____ Data excerpts

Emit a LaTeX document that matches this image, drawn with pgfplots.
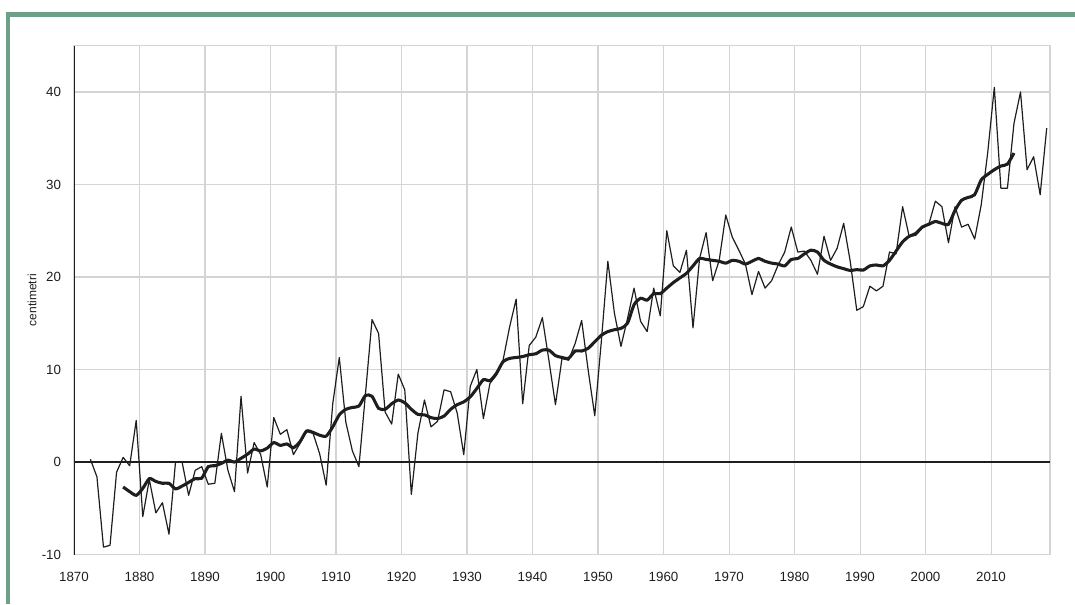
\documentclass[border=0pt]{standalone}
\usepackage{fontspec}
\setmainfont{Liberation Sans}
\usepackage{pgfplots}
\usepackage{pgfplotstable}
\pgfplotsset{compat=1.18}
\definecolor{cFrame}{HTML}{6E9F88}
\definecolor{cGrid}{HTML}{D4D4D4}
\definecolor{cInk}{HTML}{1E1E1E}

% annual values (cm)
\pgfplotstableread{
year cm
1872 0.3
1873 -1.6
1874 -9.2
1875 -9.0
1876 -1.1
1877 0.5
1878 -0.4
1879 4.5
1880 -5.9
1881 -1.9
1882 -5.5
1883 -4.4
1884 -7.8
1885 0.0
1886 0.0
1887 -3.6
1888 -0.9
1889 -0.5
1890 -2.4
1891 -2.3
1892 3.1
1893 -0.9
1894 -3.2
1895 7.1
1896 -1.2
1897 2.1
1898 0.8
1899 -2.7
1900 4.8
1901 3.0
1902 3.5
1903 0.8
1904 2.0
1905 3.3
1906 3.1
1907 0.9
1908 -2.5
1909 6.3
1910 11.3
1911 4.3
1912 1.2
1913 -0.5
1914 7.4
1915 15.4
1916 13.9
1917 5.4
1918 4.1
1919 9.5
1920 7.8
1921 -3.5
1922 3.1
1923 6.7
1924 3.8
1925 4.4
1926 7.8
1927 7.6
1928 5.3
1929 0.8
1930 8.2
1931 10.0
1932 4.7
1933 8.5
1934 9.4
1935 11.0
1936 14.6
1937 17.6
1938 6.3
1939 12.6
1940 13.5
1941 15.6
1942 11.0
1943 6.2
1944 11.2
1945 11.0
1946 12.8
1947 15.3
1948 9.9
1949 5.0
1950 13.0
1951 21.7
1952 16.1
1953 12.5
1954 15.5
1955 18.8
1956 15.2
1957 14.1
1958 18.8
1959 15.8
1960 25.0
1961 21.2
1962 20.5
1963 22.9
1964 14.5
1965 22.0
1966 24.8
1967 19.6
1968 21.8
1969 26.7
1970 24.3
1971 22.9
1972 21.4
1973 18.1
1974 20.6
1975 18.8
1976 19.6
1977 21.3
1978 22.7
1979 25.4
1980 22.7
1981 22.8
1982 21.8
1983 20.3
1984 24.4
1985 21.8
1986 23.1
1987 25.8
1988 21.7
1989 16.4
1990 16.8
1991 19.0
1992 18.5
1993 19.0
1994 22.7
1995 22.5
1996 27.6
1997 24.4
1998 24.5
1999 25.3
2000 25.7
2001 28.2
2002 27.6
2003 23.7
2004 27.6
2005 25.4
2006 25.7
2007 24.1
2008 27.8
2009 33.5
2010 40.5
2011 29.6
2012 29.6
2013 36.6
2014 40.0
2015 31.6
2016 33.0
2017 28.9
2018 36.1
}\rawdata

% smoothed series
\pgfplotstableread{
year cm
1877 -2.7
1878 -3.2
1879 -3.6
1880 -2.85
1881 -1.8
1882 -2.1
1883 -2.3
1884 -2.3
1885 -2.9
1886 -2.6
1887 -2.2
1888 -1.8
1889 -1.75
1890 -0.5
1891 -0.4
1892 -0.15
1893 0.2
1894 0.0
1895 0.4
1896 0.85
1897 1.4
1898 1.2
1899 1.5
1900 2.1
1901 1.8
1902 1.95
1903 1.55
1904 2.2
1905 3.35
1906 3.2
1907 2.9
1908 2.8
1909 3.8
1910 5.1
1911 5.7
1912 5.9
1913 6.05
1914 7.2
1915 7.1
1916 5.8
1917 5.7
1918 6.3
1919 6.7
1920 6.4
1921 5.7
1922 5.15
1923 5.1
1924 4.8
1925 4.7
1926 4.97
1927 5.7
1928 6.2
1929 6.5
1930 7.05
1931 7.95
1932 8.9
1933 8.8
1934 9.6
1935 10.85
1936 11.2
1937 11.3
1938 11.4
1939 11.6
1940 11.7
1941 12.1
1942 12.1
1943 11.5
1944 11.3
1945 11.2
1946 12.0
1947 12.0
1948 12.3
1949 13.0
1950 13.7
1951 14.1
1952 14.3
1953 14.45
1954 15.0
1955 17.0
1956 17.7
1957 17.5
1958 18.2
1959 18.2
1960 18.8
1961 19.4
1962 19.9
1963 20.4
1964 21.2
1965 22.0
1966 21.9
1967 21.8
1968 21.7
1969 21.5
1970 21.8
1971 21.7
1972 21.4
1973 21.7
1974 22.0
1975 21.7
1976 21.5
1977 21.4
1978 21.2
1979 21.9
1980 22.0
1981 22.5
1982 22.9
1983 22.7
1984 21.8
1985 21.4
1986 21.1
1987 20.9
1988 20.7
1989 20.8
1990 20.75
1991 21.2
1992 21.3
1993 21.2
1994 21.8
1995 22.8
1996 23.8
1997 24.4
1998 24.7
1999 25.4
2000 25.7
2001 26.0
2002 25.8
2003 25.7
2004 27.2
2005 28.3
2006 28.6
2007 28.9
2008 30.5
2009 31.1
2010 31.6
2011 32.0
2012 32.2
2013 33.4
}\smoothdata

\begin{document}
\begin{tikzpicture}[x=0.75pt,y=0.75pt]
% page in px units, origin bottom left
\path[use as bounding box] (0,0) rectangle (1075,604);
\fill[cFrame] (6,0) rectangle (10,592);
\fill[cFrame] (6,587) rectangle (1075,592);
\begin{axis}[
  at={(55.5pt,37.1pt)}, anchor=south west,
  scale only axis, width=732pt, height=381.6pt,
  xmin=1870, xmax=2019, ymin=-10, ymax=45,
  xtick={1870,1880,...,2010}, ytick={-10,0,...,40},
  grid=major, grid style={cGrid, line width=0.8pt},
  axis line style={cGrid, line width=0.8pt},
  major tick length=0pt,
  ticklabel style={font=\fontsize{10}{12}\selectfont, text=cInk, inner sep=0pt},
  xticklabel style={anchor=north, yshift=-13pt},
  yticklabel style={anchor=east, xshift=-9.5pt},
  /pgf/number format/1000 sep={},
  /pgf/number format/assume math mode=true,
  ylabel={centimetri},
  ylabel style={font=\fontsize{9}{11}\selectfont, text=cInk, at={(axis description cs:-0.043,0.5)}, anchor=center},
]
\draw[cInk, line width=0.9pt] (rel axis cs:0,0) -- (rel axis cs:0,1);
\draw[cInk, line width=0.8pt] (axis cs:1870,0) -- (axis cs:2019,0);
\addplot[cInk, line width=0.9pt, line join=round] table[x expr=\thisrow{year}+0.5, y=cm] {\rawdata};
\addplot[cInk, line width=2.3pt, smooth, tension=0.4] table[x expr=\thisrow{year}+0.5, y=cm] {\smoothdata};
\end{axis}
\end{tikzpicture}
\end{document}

________
____ Data excerpts

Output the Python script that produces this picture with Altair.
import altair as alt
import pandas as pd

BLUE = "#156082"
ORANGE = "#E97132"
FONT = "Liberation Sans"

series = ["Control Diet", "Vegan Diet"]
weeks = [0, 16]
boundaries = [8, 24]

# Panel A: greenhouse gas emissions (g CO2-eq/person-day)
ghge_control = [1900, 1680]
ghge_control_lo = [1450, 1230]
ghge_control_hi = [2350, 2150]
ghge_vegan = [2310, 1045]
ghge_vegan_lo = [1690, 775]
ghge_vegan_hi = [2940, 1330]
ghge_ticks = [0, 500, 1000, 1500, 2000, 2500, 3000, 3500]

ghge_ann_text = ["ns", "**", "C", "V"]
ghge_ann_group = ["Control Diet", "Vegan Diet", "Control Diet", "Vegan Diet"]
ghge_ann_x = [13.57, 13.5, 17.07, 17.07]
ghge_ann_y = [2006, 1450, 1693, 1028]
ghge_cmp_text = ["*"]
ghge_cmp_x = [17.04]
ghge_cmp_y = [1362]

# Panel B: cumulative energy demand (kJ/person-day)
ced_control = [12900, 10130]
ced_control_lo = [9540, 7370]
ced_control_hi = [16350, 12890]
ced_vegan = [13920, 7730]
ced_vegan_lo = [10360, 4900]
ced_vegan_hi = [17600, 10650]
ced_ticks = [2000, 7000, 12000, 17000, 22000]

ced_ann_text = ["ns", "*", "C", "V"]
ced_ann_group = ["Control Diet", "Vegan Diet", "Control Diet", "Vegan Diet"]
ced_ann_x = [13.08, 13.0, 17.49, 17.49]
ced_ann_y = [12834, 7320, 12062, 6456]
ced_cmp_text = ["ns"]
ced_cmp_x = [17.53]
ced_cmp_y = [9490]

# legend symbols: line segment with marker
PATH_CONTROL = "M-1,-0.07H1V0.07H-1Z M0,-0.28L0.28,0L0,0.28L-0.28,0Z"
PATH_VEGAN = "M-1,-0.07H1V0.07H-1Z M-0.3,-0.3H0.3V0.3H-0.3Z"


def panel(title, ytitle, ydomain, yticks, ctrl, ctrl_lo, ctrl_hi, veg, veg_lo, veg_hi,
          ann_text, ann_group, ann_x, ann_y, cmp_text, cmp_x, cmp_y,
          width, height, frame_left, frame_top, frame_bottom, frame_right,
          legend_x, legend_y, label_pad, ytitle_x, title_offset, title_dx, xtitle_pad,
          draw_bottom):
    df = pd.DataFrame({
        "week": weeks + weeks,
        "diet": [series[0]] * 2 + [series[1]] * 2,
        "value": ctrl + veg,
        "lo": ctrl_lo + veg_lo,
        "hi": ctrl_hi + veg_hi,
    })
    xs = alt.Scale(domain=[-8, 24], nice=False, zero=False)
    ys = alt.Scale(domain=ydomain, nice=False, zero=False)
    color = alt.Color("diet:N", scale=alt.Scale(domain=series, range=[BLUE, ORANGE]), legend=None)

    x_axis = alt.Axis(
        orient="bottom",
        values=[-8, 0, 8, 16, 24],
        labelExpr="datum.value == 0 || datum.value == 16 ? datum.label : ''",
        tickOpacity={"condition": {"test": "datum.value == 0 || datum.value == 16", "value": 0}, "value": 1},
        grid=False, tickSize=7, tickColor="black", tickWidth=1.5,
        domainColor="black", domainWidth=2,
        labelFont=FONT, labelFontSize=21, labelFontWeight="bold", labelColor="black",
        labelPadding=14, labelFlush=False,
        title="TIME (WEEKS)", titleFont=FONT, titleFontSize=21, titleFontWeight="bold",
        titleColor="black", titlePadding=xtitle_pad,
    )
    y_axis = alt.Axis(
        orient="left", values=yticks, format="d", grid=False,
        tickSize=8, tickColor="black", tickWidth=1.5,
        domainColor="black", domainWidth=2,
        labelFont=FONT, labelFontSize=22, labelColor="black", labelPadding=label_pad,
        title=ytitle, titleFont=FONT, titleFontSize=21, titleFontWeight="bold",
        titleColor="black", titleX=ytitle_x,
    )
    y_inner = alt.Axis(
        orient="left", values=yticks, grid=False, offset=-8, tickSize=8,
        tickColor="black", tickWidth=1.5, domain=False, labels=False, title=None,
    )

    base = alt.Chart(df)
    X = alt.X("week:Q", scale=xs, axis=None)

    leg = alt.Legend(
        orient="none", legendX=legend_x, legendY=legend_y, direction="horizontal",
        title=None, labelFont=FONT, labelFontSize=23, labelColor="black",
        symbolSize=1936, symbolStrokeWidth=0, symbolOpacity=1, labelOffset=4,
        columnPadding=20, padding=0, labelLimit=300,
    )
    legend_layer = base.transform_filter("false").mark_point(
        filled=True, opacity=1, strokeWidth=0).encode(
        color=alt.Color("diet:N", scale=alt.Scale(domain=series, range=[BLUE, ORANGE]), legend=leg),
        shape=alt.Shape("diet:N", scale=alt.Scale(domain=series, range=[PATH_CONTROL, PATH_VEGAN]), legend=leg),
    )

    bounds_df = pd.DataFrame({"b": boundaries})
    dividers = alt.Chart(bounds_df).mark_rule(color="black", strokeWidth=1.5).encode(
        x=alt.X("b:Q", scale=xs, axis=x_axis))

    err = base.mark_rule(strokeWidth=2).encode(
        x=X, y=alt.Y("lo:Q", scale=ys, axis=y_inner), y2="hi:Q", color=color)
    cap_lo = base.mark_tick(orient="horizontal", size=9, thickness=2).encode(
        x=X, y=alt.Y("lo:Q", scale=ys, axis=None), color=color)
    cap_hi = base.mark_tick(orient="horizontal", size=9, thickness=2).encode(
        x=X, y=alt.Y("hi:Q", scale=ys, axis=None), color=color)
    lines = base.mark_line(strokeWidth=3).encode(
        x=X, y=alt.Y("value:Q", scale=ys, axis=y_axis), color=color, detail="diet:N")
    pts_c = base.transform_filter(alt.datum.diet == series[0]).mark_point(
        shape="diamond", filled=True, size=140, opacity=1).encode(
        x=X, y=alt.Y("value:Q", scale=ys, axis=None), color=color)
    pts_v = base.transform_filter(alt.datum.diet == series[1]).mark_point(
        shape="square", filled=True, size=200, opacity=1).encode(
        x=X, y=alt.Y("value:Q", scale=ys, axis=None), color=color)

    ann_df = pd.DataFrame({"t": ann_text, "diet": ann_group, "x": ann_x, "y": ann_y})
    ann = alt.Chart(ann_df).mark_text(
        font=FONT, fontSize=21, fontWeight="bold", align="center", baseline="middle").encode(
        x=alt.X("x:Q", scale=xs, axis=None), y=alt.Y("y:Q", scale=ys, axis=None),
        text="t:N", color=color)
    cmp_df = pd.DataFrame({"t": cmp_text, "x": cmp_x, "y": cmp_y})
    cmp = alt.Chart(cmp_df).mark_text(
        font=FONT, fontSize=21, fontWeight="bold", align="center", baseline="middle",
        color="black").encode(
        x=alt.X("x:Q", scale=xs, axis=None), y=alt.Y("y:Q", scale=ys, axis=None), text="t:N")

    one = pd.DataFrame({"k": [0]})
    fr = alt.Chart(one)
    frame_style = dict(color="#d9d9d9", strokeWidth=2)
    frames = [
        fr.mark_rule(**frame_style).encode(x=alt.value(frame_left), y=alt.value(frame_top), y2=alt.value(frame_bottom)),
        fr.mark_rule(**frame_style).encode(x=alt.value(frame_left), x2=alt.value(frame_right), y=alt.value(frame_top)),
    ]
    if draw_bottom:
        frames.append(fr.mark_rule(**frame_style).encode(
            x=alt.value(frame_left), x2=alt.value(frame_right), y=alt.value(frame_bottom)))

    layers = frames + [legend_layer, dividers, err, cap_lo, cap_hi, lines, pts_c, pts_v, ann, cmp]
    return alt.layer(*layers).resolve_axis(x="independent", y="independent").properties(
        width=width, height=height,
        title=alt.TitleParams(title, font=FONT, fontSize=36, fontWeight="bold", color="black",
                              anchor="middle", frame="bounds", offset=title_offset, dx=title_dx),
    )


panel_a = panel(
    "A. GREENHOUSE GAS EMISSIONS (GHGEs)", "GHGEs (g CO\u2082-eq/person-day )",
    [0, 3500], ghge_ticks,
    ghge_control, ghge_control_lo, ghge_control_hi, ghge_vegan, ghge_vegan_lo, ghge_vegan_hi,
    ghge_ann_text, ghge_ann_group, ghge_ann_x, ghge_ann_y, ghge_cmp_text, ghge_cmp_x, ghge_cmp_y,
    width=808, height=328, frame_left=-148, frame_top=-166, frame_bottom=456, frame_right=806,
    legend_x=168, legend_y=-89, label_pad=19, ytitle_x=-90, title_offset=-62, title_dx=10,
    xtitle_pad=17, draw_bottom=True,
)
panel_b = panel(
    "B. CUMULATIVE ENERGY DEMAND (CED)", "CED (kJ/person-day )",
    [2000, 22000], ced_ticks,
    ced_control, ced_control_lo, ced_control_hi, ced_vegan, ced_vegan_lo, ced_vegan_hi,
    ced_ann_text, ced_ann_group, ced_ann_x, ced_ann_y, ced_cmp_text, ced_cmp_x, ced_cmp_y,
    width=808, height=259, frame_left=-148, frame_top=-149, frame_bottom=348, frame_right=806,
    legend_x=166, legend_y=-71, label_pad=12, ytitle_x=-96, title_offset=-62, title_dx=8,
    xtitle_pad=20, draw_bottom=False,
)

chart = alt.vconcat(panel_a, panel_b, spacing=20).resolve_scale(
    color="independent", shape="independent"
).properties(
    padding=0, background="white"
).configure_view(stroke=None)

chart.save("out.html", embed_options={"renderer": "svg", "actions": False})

________

## Requirements
Take the line containing "Output the Python" and the line containing "ced_cmp_y = [9490]". Write out both and all lines between, exactly, and nothing more.

## Result of this exercise
Output the Python script that produces this picture with Altair.
import altair as alt
import pandas as pd

BLUE = "#156082"
ORANGE = "#E97132"
FONT = "Liberation Sans"

series = ["Control Diet", "Vegan Diet"]
weeks = [0, 16]
boundaries = [8, 24]

# Panel A: greenhouse gas emissions (g CO2-eq/person-day)
ghge_control = [1900, 1680]
ghge_control_lo = [1450, 1230]
ghge_control_hi = [2350, 2150]
ghge_vegan = [2310, 1045]
ghge_vegan_lo = [1690, 775]
ghge_vegan_hi = [2940, 1330]
ghge_ticks = [0, 500, 1000, 1500, 2000, 2500, 3000, 3500]

ghge_ann_text = ["ns", "**", "C", "V"]
ghge_ann_group = ["Control Diet", "Vegan Diet", "Control Diet", "Vegan Diet"]
ghge_ann_x = [13.57, 13.5, 17.07, 17.07]
ghge_ann_y = [2006, 1450, 1693, 1028]
ghge_cmp_text = ["*"]
ghge_cmp_x = [17.04]
ghge_cmp_y = [1362]

# Panel B: cumulative energy demand (kJ/person-day)
ced_control = [12900, 10130]
ced_control_lo = [9540, 7370]
ced_control_hi = [16350, 12890]
ced_vegan = [13920, 7730]
ced_vegan_lo = [10360, 4900]
ced_vegan_hi = [17600, 10650]
ced_ticks = [2000, 7000, 12000, 17000, 22000]

ced_ann_text = ["ns", "*", "C", "V"]
ced_ann_group = ["Control Diet", "Vegan Diet", "Control Diet", "Vegan Diet"]
ced_ann_x = [13.08, 13.0, 17.49, 17.49]
ced_ann_y = [12834, 7320, 12062, 6456]
ced_cmp_text = ["ns"]
ced_cmp_x = [17.53]
ced_cmp_y = [9490]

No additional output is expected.